Publié le 28 août 2006 Lecture : 2 minutes.

Le président me convoque pour parler de l’Afrique. J’ai préparé cet entretien comme je l’aurais fait pour un grand oral. Face à lui, troublé, je me surprends à découvrir le décor de son bureau, à essayer d’identifier les personnages dont les photographies ornent la cheminée sans y parvenir ! Le président m’interroge, comme je m’y attends, avec cet air détaché et un peu hautain qui le caractérise. Certains sujets le préoccupent comme la Centrafrique, le Togo, déjà le Rwanda. [] Ensuite, après mes courtes réponses, c’est lui qui parle. Je lui demande s’il me permet de prendre des notes. On s’apercevra par la suite, lors de la parution de Verbatim, qu’il n’était pas un farouche partisan de cette pratique, mais il m’y autorise, comprenant sans doute que je suis un débutant. Il commence par une évocation détaillée de sa vie de ministre de la France d’outre-mer, m’explique que cela a été un moment important : « C’est de cette époque, de ces voyages qui duraient alors plusieurs semaines, que je tiens mon attachement pour l’Afrique. Je crois, voyez-vous, qu’il y a une vraie relation magique entre la France et l’Afrique. » []
Après le récit passionnant du président sur ses voyages en avion, mais surtout en train, à travers le continent noir, j’imagine le livre formidable qu’il pourrait écrire. Pendant qu’il raconte, il ne cesse d’observer ; mon bloc-notes semble l’intriguer. Juste avant de partir, alors que je le remercie, il me dit avec un petit sourire : « Vous savez, Monsieur Roussin, maintenant que vous êtes ministre, vous pourrez changer de bloc lorsque vous prendrez des notes. » Il ne lui a pas échappé que j’utilise encore des feuilles aux armoiries de la mairie de Paris, avec la nef rouge et bleu. L’entretien se termine sur ce trait d’humour très mitterrandien.

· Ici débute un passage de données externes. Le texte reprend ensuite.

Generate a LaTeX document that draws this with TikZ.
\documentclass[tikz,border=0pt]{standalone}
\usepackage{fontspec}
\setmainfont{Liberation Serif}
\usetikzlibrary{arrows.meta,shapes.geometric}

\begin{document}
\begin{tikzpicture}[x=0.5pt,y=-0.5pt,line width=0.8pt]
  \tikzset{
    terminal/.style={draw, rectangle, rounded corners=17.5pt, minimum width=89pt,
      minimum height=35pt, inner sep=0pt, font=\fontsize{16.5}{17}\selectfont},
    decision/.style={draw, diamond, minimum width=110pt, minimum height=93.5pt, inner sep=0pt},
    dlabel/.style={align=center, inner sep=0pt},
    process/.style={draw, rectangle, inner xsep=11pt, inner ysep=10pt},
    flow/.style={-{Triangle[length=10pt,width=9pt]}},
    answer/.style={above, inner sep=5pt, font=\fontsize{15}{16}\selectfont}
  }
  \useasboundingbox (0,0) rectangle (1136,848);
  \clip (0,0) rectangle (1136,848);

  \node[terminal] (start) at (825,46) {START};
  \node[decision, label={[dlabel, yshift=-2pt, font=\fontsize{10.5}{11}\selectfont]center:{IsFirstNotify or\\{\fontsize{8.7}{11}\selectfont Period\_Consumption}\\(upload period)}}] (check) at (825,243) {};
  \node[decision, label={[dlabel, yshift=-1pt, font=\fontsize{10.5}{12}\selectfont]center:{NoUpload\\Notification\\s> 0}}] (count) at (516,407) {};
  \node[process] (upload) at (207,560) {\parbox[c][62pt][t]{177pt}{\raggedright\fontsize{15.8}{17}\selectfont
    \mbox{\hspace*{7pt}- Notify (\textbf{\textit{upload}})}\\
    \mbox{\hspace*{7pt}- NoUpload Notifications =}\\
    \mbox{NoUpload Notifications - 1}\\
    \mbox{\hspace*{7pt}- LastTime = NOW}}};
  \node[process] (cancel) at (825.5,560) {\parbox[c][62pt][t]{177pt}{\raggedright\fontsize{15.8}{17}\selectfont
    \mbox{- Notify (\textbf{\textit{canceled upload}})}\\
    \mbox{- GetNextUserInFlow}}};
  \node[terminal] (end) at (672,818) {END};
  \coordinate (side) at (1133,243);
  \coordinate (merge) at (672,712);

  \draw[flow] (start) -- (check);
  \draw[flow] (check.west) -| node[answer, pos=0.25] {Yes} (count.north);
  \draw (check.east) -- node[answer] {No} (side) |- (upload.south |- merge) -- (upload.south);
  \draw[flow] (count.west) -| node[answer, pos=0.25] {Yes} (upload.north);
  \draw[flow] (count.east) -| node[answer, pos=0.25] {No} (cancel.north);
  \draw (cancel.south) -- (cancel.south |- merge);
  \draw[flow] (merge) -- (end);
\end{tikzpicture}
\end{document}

En juillet 1994, j’accompagne le président Mitterrand en Afrique du Sud. Son ancien directeur de cabinet, Gilles Ménage, patron d’EDF, conduit un programme d’électrification des townships.

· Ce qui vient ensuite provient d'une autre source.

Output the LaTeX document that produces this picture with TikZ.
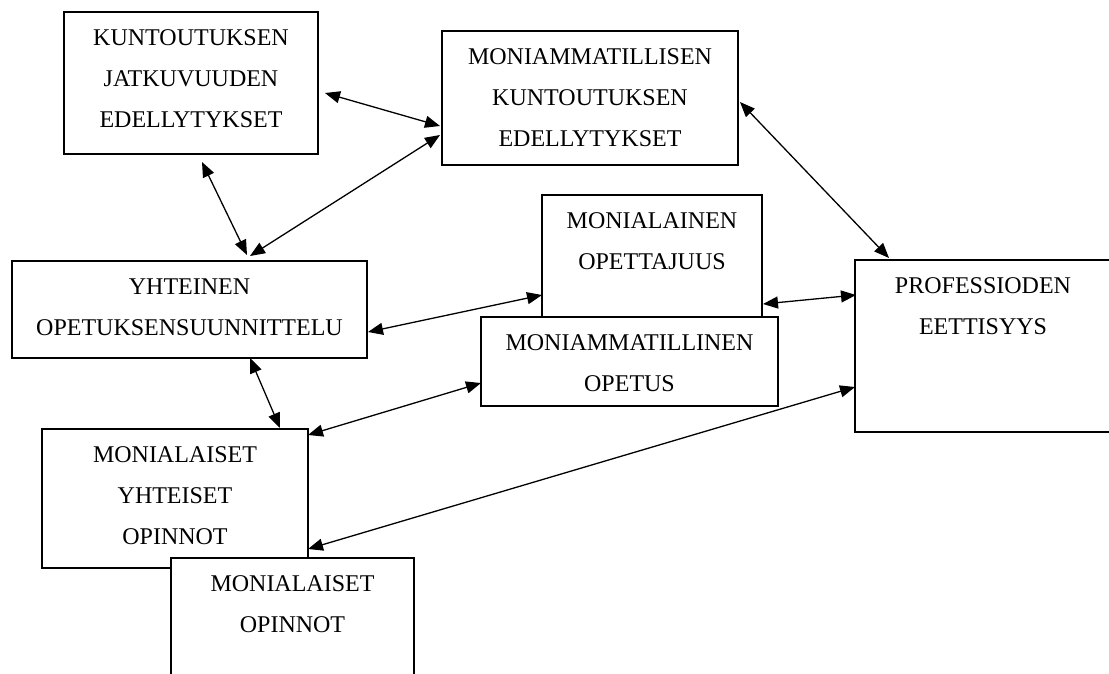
\documentclass[tikz,border=0pt]{standalone}
\usepackage{fontspec}
\setmainfont{Liberation Serif}
\usetikzlibrary{arrows.meta,calc}
\tikzset{
  box/.style={draw=black, line width=2.5pt, fill=white, rectangle, inner sep=0pt, outer sep=0pt, anchor=north west},
  txt/.style={font=\fontsize{24}{41}\selectfont, align=center, inner sep=0pt, anchor=base},
  link/.style={line width=1.3pt, {Triangle[length=15pt,width=12pt]}-{Triangle[length=15pt,width=12pt]}}
}
\begin{document}
\begin{tikzpicture}[x=1pt,y=-1pt]
\useasboundingbox (0,0) rectangle (1109,673);
\clip (0,0) rectangle (1109,673);
% boxes (text anchored at the baseline of its last line)
\node[box, minimum width=254pt, minimum height=142pt] (b1) at (64,12) {};
\node[txt] (t1) at ($(b1.north)+(0,115)$) {KUNTOUTUKSEN\\JATKUVUUDEN\\EDELLYTYKSET};
\node[box, minimum width=296pt, minimum height=134pt] (b2) at (442,31) {};
\node[txt] (t2) at ($(b2.north)+(0,115)$) {MONIAMMATILLISEN\\KUNTOUTUKSEN\\EDELLYTYKSET};
\node[box, minimum width=220pt, minimum height=150pt] (b3) at (542,195) {};
\node[txt] (t3) at ($(b3.north)+(0,74)$) {MONIALAINEN\\OPETTAJUUS};
\node[box, minimum width=355pt, minimum height=97pt] (b4) at (12,261) {};
\node[txt] (t4) at ($(b4.north)+(0,74)$) {YHTEINEN\\OPETUKSENSUUNNITTELU};
\node[box, minimum width=297pt, minimum height=89pt] (b5) at (481,317) {};
\node[txt] (t5) at ($(b5.north)+(0,74)$) {MONIAMMATILLINEN\\OPETUS};
\node[box, minimum width=266pt, minimum height=139pt] (b6) at (42,429) {};
\node[txt] (t6) at ($(b6.north)+(0,115)$) {MONIALAISET\\YHTEISET\\OPINNOT};
\node[box, minimum width=243pt, minimum height=150pt] (b7) at (171,558) {};
\node[txt] (t7) at ($(b7.north)+(0,74)$) {MONIALAISET\\OPINNOT};
\node[box, minimum width=256pt, minimum height=172pt] (b8) at (855,260) {};
\node[txt] (t8) at ($(b8.north)+(0,74)$) {PROFESSIODEN\\EETTISYYS};
% connectors
\draw[link] ($(b1.east)+(7,10)$) -- ($(b2.west)+(-2,28)$);
\draw[link] ($(b1.south)+(11,8)$) -- ($(b4.north)+(57.5,-6)$);
\draw[link] ($(b4.north)+(60.5,-5)$) -- ($(b2.west)+(-2,37)$);
\draw[link] ($(b2.east)+(2,4)$) -- ($(b8.north)+(-94,-2)$);
\draw[link] ($(b3.north east)+(1,109)$) -- ($(b8.west)+(1,-51)$);
\draw[link] ($(b4.east)+(1,22.5)$) -- ($(b3.north west)+(0,100)$);
\draw[link] ($(b4.south)+(60.5,0)$) -- ($(b6.north)+(105,-1)$);
\draw[link] ($(b6.north east)+(0,6)$) -- ($(b5.west)+(0,21.5)$);
\draw[link] ($(b6.south east)+(0,-19)$) -- ($(b8.west)+(0,41)$);
\end{tikzpicture}
\end{document}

Nous partons donc, au moment du coucher du soleil, célébrer avec le président Mandela et le président Mitterrand l’arrivée de l’électricité dans les ruelles au cours d’une balade sous les loupiotes, acclamés par les habitants.
Là, il faut rentrer dans une habitation pour voir l’éclairage fonctionner. Le président Mitterrand me fait signe de le suivre ; je m’échappe du dispositif de sécurité pour le rejoindre et pénétrer à l’intérieur d’un abri rudimentaire : deux conteneurs transformés en logement. Il y a là une vieille femme accroupie, une jeune mère, deux petits enfants qui jouent ; on découvre un lit pour seul mobilier, quelques récipients pour la cuisine. Alors la jeune mère qui nous reçoit élève le plus jeune de ses enfants à la hauteur du visage de Mandela, qui le prend dans ses bras et lui parle dans sa langue, sous la petite ampoule fragile diffusant enfin la lumière. Scène émouvante, presque biblique ! François Mitterrand me dit à cet instant : « N’oubliez jamais cette image »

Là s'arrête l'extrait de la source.